I know this question is quite general and quite snowflakey, but any thoughts would be greatly appreciated.
posted by dredge to Work & Money (4 answers total) 2 users marked this as a favorite
 
If you are absent-minded (or not), always carry a pad of paper and pen around to carefully write down instructions when they are given to you. Can't help you with the crappy driving, but get your car cleaned if you are driving your colleagues around.
posted by murrey at 11:34 AM on January 13, 2012 [2 favorites]

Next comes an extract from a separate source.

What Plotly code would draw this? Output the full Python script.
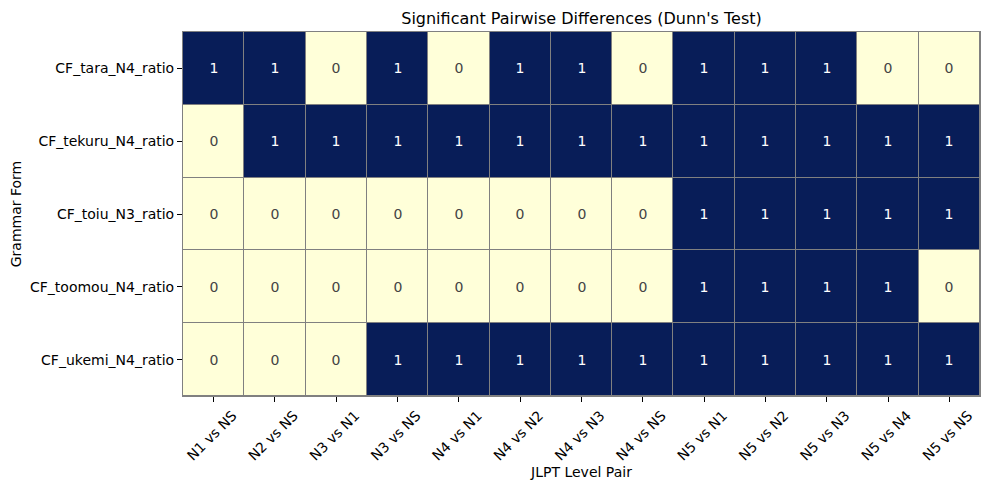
import plotly.graph_objects as go

pairs = ["N1 vs NS", "N2 vs NS", "N3 vs N1", "N3 vs NS", "N4 vs N1", "N4 vs N2",
         "N4 vs N3", "N4 vs NS", "N5 vs N1", "N5 vs N2", "N5 vs N3", "N5 vs N4", "N5 vs NS"]
forms = ["CF_tara_N4_ratio", "CF_tekuru_N4_ratio", "CF_toiu_N3_ratio",
         "CF_toomou_N4_ratio", "CF_ukemi_N4_ratio"]
tara = [1, 1, 0, 1, 0, 1, 1, 0, 1, 1, 1, 0, 0]
tekuru = [0, 1, 1, 1, 1, 1, 1, 1, 1, 1, 1, 1, 1]
toiu = [0, 0, 0, 0, 0, 0, 0, 0, 1, 1, 1, 1, 1]
toomou = [0, 0, 0, 0, 0, 0, 0, 0, 1, 1, 1, 1, 0]
ukemi = [0, 0, 0, 1, 1, 1, 1, 1, 1, 1, 1, 1, 1]
z = [tara, tekuru, toiu, toomou, ukemi]

font = "DejaVu Sans"
fig = go.Figure(go.Heatmap(
    z=z, x=pairs, y=forms,
    colorscale=[[0, "#ffffd9"], [1, "#081d58"]],
    zmin=0, zmax=1, showscale=False,
    xgap=1, ygap=1,
    text=[[str(v) for v in row] for row in z],
    texttemplate="%{text}",
    textfont=dict(family=font, size=14),
    hoverinfo="skip",
))

fig.update_layout(
    width=989, height=490,
    margin=dict(l=175, r=17, t=24, b=102, autoexpand=False),
    paper_bgcolor="white", plot_bgcolor="#808080",
    font=dict(family=font, size=14, color="black"),
    title=dict(text="Significant Pairwise Differences (Dunn's Test)", x=0.5, xanchor="center",
               xref="paper", y=1 - 10 / 490, yref="container", yanchor="middle",
               font=dict(size=16, family=font)),
)
fig.update_xaxes(
    title=dict(text="JLPT Level Pair", standoff=4, font=dict(size=14)),
    tickangle=-45, ticks="outside", ticklen=5, tickcolor="black", automargin=False,
    tickfont=dict(size=14), ticklabelshift=19,
    showgrid=False, zeroline=False, showline=True, linecolor="#808080", mirror=True,
)
fig.update_yaxes(
    title=dict(text="Grammar Form", standoff=6, font=dict(size=14)),
    autorange="reversed", ticks="outside", ticklen=5, tickcolor="black", automargin=False,
    tickfont=dict(size=14),
    showgrid=False, zeroline=False, showline=True, linecolor="#808080", mirror=True,
)

fig.write_html("out.html")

Best answer: Make lists. Think ahead. Create an hour-by-hour calendar of each trial prep and trial day and visualize going through that day. Everything takes 1.5x as long for you to do as you think, so plan to start things (e.g. lunch) earlier than you think you should. Drive down to the courthouse today and walk from the courtroom to the cafeteria or to the restaurant you will be at to time it out. If you're lunching at a restaurant, talk to the hostess about setting up a standing reservation for a table during those days and ask everyone what their order is that morning, then call it in to the restaurant so there is no waiting around for food prep. Be ten minutes early to everything. Write everything down in the one notebook you always keep on your body with your name and phone number on the cover and draw a checkbox next to each task which you check off after you complete it. Make a cheat sheet of every human involved in the trial (judge, clerk, opposing counsel, witnesses) with their contact information and photograph (if it's online, which they mostly are). Know the courtroom's rules. If cell phones are not allowed, find out where the payphone is, bring quarters, and write down the contact info you usually store in your cell phone in your notebook that you never remove from your hand or pocket.

Most important: "he is bringing me out instead of a support person that usually comes along." There's a support person who has experience helping your boss with this? Call that person and ask them every question you can about what they do and how best to do it, especially about whether your boss likes things done a certain way. Put that person on your speed dial.
posted by prefpara at 11:36 AM on January 13, 2012 [5 favorites]


Colour code everything, if you can: keep different types of documents in different coloured binders. Have the boxes they're in clearly labelled, and also colour-coded if possible. NEVER assume that a scheduled day of evidence will go in as anticipated: bring everything you expect to need as well as the things you don't expect to need. All it takes is one witness being unavailable, and you've moved on to a whole new set of documents needed. It's a pain to have to lug it around but better than having the judge stand things down while you go retrieve a box from the office.

Bring extra EVERY thing. In my last trial, we unexpectedly needed staplers, highlighters, even a hammer and nails for a largescale diagram exhibit.

Try to anticipate your boss' needs and make his life a little easier. If the courthouse requires a keycard to get into the barrister's lounge, arrange it ahead of time so he's not changing into robes in the bathroom. Bring a lock for the lockers so you can store your streetclothes safely and not pack them everywhere.

Definitely, as prefpara says, block things out visually for yourself, hour by hour, so that you have an at-a-glance idea of what's coming up. Your other team members will find it useful as well. In each block note down the expected witnesses/voir dire argument/etc. as well as an alternate in case that goes awry.

Good luck!
posted by Pomo at 12:27 PM on January 13, 2012 [1 favorite]


Best answer: Talk to the person who would normally do the job and find out what they take. Some ideas from my "assistant/gopher/general dogs body jobs on films and photo shoots during my misspent youth.

Carry a pad and pen, write EVERYTHING down do not trust your memory. Make the pad smallish like the old fashioned shorthand note books.

I used to have in a small backpack, but these would all fit in a smart messenger bag or similar as appropriate for your setting.

A small first aid kit, would fit in an altoid tin with a few bandaids, acetaminophen, ibuprofen, tums, allergy tabs and the like in clearly mark the outside.

Another small tin have some safety pins, glue (gorilla style), small roll of duct tape, things like that. Carry a small pocket knife.

Make a small stationery kit with spare pens, pencils, printer cartridges, staplers etc and anything else they might need carry that in your bag.

Find out how they have their coffee or fav bev. the first day, write it down and never ask them how they have it again.

Find out where the nearest Kinkos, coffee shop, restaurants etc are near the courthouse print out directions or have them in your phone or do some dry runs in your car so you can suss out parking etc and feel more confident about driving the routes. Assume at all times that your phone will stop working or you won't be able to use it when you need it and keep hard copies of everything. Make sure your phone is fully charged every night.

Clean out your car inside and out, make sure it doesn't smell. Get a GPS or make sure you know how to work the one on your phone well.

Write everything down, is probably the best tip I can give you. if they ask you do to something and you've forgotten but you know you have it in your notebook someplace you can calmly say certainly, then run to the loos and flip through your book like made trying to find the info, or if you have a smart phone google fu your brains out. Be like a duck, calm on the surface and paddling like mad underneath, you just don't have to let them see the paddling.